Friday, May 7, 2010

i may have offended my colleague

The one who told me he loved me. Well, things have roughly gotten back to where it once was before. Largely because I try to ignore the fact that he ever opened up to me.

Plus, he's been doing his damndest to put aside whatever he feels. He's praying a whole lot. I know this because he sits in front of me and does it. Which is fine, whatever gets you through.

But on the occasions I can't forget, I start to get irritable and I take it out on him. Especially when I catch him looking at me, I'll always stick my chin up and ask in a confrontational tone what he wants. LOL, childish, I know but I can't help resenting him at times.

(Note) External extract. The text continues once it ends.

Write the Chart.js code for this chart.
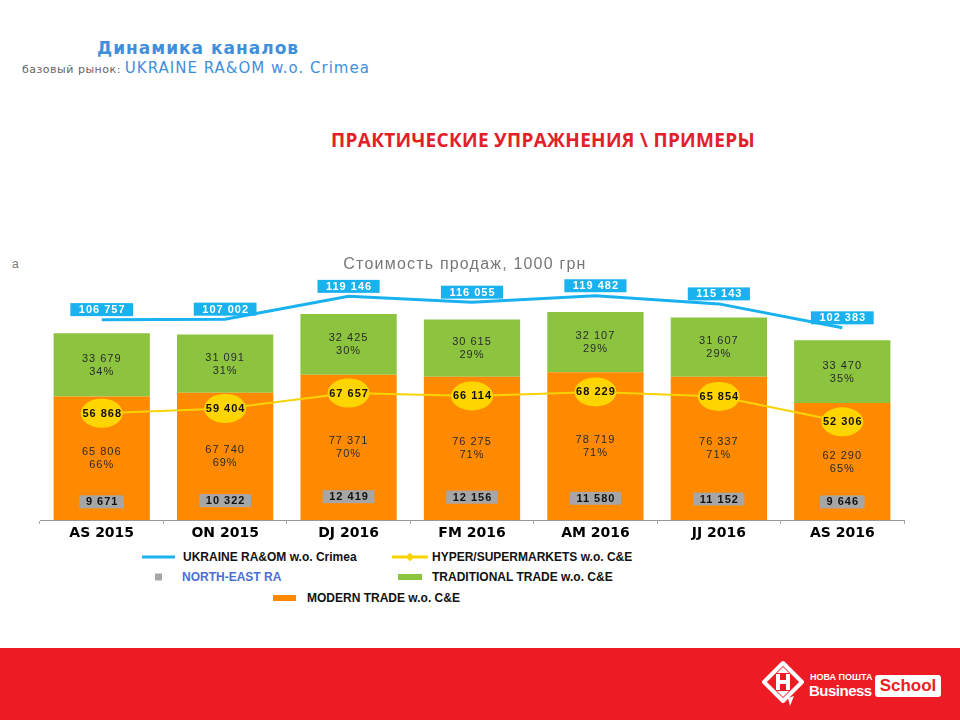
<!DOCTYPE html>
<html>
<head>
<meta charset="utf-8">
<script src="https://cdn.jsdelivr.net/npm/chart.js@4.4.1/dist/chart.umd.min.js"></script>
<style>
  body { margin: 0; width: 960px; height: 720px; position: relative; background: #fff; overflow: hidden; font-family: "Liberation Sans", Arial, sans-serif; }
  .abs { position: absolute; white-space: nowrap; }
  #head1 { left: 97px; top: 38px; font-size: 17px; letter-spacing: 1px; font-weight: bold; color: #3f8fdc; font-family: "DejaVu Sans", sans-serif; }
  #head2 { left: 22px; top: 59px; font-size: 11px; letter-spacing: 0.5px; color: #666; font-family: "DejaVu Sans", sans-serif; }
  #head2 span { font-size: 15px; letter-spacing: 1px; color: #3f8fdc; }
  #redTitle { left: 0; width: 1086px; top: 127px; text-align: center; font-size: 19px; letter-spacing: 0.3px; font-weight: bold; color: #e3202a; font-family: "Open Sans", "Liberation Sans", sans-serif; }
  #chartTitle { left: 0; width: 930px; top: 255px; text-align: center; font-size: 16px; letter-spacing: 1.2px; color: #777; }
  #stray { left: 12px; top: 257px; font-size: 12px; color: #777; }
  #wrap { position: absolute; left: 0; top: 250px; width: 960px; height: 300px; }
  .lg { position: absolute; font-size: 12px; font-weight: bold; color: #111; white-space: nowrap; transform: translateY(-50%); }
  .sw { position: absolute; transform: translateY(-50%); }
  #footer { left: 0; top: 648px; width: 960px; height: 72px; background: #ed1c24; }
</style>
</head>
<body>
<div id="head1" class="abs">Динамика каналов</div>
<div id="head2" class="abs">базовый рынок: <span>UKRAINE RA&amp;OM w.o. Crimea</span></div>
<div id="redTitle" class="abs">ПРАКТИЧЕСКИЕ УПРАЖНЕНИЯ \ ПРИМЕРЫ</div>
<div id="stray" class="abs">а</div>
<div id="wrap"><canvas id="chart"></canvas></div>
<div id="chartTitle" class="abs">Стоимость продаж, 1000 грн</div>
<div id="legend"></div>
<div id="footer" class="abs">
  <svg class="abs" style="left:760px;top:12px" width="46" height="48" viewBox="0 0 46 48">
    <path d="M23 3 L42 22 L23 41 L4 22 Z" fill="none" stroke="#fff" stroke-width="4" stroke-linejoin="round"/>
    <path d="M28 38 L30 46 L34 36 Z" fill="#fff"/>
    <rect x="16" y="14" width="4" height="16" fill="#fff"/>
    <rect x="26" y="14" width="4" height="16" fill="#fff"/>
    <rect x="16" y="20" width="14" height="4" fill="#fff"/>
    <path d="M23 7 L17 13 L29 13 Z" fill="#fff"/>
    <path d="M23 37 L17 31 L29 31 Z" fill="#fff"/>
  </svg>
  <div class="abs" style="left:810px;top:24px;font-size:9px;font-weight:bold;color:#fff;">НОВА ПОШТА</div>
  <div class="abs" style="left:809px;top:34px;font-size:15px;font-weight:bold;color:#fff;letter-spacing:-0.5px;">Business</div>
  <div class="abs" style="left:875px;top:27px;width:66px;height:22px;background:#fff;border-radius:3px;color:#ed1c24;font-size:17px;font-weight:bold;text-align:center;line-height:22px;">School</div>
</div>
<script>
const categories = ['AS 2015', 'ON 2015', 'DJ 2016', 'FM 2016', 'AM 2016', 'JJ 2016', 'AS 2016'];
const ukraineTotal = [106757, 107002, 119146, 116055, 119482, 115143, 102383];
const hyperSuper = [56868, 59404, 67657, 66114, 68229, 65854, 52306];
const northEast = [9671, 10322, 12419, 12156, 11580, 11152, 9646];
const traditional = [33679, 31091, 32425, 30615, 32107, 31607, 33470];
const modern = [65806, 67740, 77371, 76275, 78719, 76337, 62290];
const traditionalPct = [34, 31, 30, 29, 29, 29, 35];
const modernPct = [66, 69, 70, 71, 71, 71, 65];

const fmt = v => String(v).replace(/\B(?=(\d{3})+(?!\d))/g, ' ');
const FONT = '"Liberation Sans", Arial, sans-serif';

// labels drawn on top of the marks
const valueLabels = {
    id: 'valueLabels',
    afterDatasetsDraw(chart) {
        const ctx = chart.ctx;
        ctx.save();
        ctx.textAlign = 'center';
        ctx.textBaseline = 'middle';
        ctx.letterSpacing = '1px';
        chart.data.datasets.forEach((ds, i) => {
            const meta = chart.getDatasetMeta(i);
            meta.data.forEach((el, j) => {
                const v = ds.data[j];
                if (ds.labelKind === 'bar') {
                    const cy = (el.y + el.base) / 2;
                    ctx.font = '11px ' + FONT;
                    ctx.fillStyle = '#2a2a2a';
                    ctx.fillText(fmt(v), el.x, cy - 6);
                    ctx.fillText(ds.pct[j] + '%', el.x, cy + 7);
                } else if (ds.labelKind === 'box') {
                    ctx.font = 'bold 11px ' + FONT;
                    const w = ctx.measureText(fmt(v)).width + ds.boxPad * 2;
                    const cy = el.y - ds.boxShift;
                    ctx.fillStyle = ds.boxColor;
                    ctx.fillRect(el.x - w / 2, cy - 6.5, w, 13);
                    ctx.fillStyle = ds.boxText;
                    ctx.fillText(fmt(v), el.x + 0.5, cy + 0.5);
                } else if (ds.labelKind === 'ellipse') {
                    ctx.fillStyle = '#ffd500';
                    ctx.beginPath();
                    ctx.ellipse(el.x, el.y, 21, 14.5, 0, 0, Math.PI * 2);
                    ctx.fill();
                    ctx.font = 'bold 11px ' + FONT;
                    ctx.fillStyle = '#111';
                    ctx.fillText(fmt(v), el.x + 0.5, el.y + 0.5);
                }
            });
        });
        ctx.restore();
    }
};

const chart = new Chart(document.getElementById('chart'), {
    type: 'bar',
    data: {
        labels: categories,
        datasets: [
            {
                type: 'line', label: 'UKRAINE RA&OM w.o. Crimea', data: ukraineTotal, stack: 'total',
                borderColor: '#19b2ef', borderWidth: 3, pointRadius: 0, tension: 0,
                labelKind: 'box', boxColor: '#19b2ef', boxText: '#fff', boxPad: 8, boxShift: 10,
                legendKind: 'line'
            },
            {
                type: 'line', label: 'HYPER/SUPERMARKETS w.o. C&E', data: hyperSuper, stack: 'hyper',
                borderColor: '#f7d300', borderWidth: 2, pointRadius: 0, tension: 0,
                labelKind: 'ellipse', legendKind: 'lineMarker'
            },
            {
                type: 'line', label: 'NORTH-EAST RA', data: northEast, stack: 'ne',
                showLine: false, borderColor: '#a6a6a6', backgroundColor: '#a6a6a6', pointRadius: 0,
                labelKind: 'box', boxColor: '#a6a6a6', boxText: '#111', boxPad: 6, boxShift: 0,
                legendKind: 'square', legendColor: '#4a6fd6'
            },
            {
                label: 'TRADITIONAL TRADE w.o. C&E', data: traditional, stack: 'bars', order: 2,
                backgroundColor: '#8cc43f', pct: traditionalPct, labelKind: 'bar', legendKind: 'rect'
            },
            {
                label: 'MODERN TRADE w.o. C&E', data: modern, stack: 'bars', order: 1,
                backgroundColor: '#ff8a00', pct: modernPct, labelKind: 'bar', legendKind: 'rect'
            }
        ]
    },
    options: {
        responsive: true,
        maintainAspectRatio: false,
        animation: false,
        layout: { padding: { left: 40, right: 56, top: 26, bottom: 0 } },
        datasets: { bar: { categoryPercentage: 1, barPercentage: 0.78 } },
        scales: {
            x: {
                stacked: true,
                grid: { display: true, drawOnChartArea: false, drawTicks: true, tickLength: 4, color: '#aaa', offset: true },
                border: { display: true, color: '#999', width: 1 },
                ticks: { color: '#000', font: { family: '"DejaVu Sans", sans-serif', size: 14, weight: 'bold' }, padding: 1 },
                afterFit: s => { s.height = 30; }
            },
            y: { stacked: true, display: false, min: 0, max: 130000 }
        },
        plugins: {
            legend: { display: false },
            tooltip: { enabled: false },
            title: { display: false }
        }
    },
    plugins: [valueLabels]
});

// html legend placed like the original
const legendPos = [
    { sx: 142, sw: 33, tx: 183, y: 557 },
    { sx: 392, sw: 36, tx: 432, y: 557 },
    { sx: 155, sw: 7, tx: 182, y: 577 },
    { sx: 398, sw: 24, tx: 432, y: 577 },
    { sx: 273, sw: 23, tx: 307, y: 598 }
];
const legend = document.getElementById('legend');
chart.data.datasets.forEach((ds, i) => {
    const p = legendPos[i];
    const color = ds.type === 'line' ? ds.borderColor : ds.backgroundColor;
    let h = 6;
    if (ds.legendKind === 'line' || ds.legendKind === 'lineMarker') h = 3;
    if (ds.legendKind === 'square') h = 7;
    const sw = document.createElement('div');
    sw.className = 'sw';
    sw.style.cssText = `left:${p.sx}px;top:${p.y}px;width:${p.sw}px;height:${h}px;background:${color};`;
    legend.appendChild(sw);
    if (ds.legendKind === 'lineMarker') {
        const m = document.createElement('div');
        m.className = 'sw';
        m.style.cssText = `left:${p.sx + p.sw / 2 - 3}px;top:${p.y - 3}px;width:6px;height:6px;background:${color};transform:rotate(45deg);`;
        legend.appendChild(m);
    }
    const t = document.createElement('div');
    t.className = 'lg';
    t.style.left = p.tx + 'px';
    t.style.top = p.y + 'px';
    if (ds.legendColor) t.style.color = ds.legendColor;
    t.textContent = ds.label;
    legend.appendChild(t);
});
</script>
</body>
</html>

That's been happening all week but today, as we were making preparations for our trip, he wanted me to show him something at the database server and as I stood to open up the table and which columns to adjust if need be, he stood next to me a bit close and I started rearing back. I feel uncomfortable being too close like that, and to be fair, I feel like that with any guy, but I guess that was one too many subtle perceived insults cos he started snapping, "Look, I'm not touching you, ok? I'm not touching you. You don't have to be scared, I'm not trying to touch you." I immediately defended myself saying he was blocking the light and I couldn't see the monitor clearly, which wasn't a complete lie, he really did block out the light. But I did recoil because of the nearness.

Sigh. Sometimes I don't think things will ever be normal again.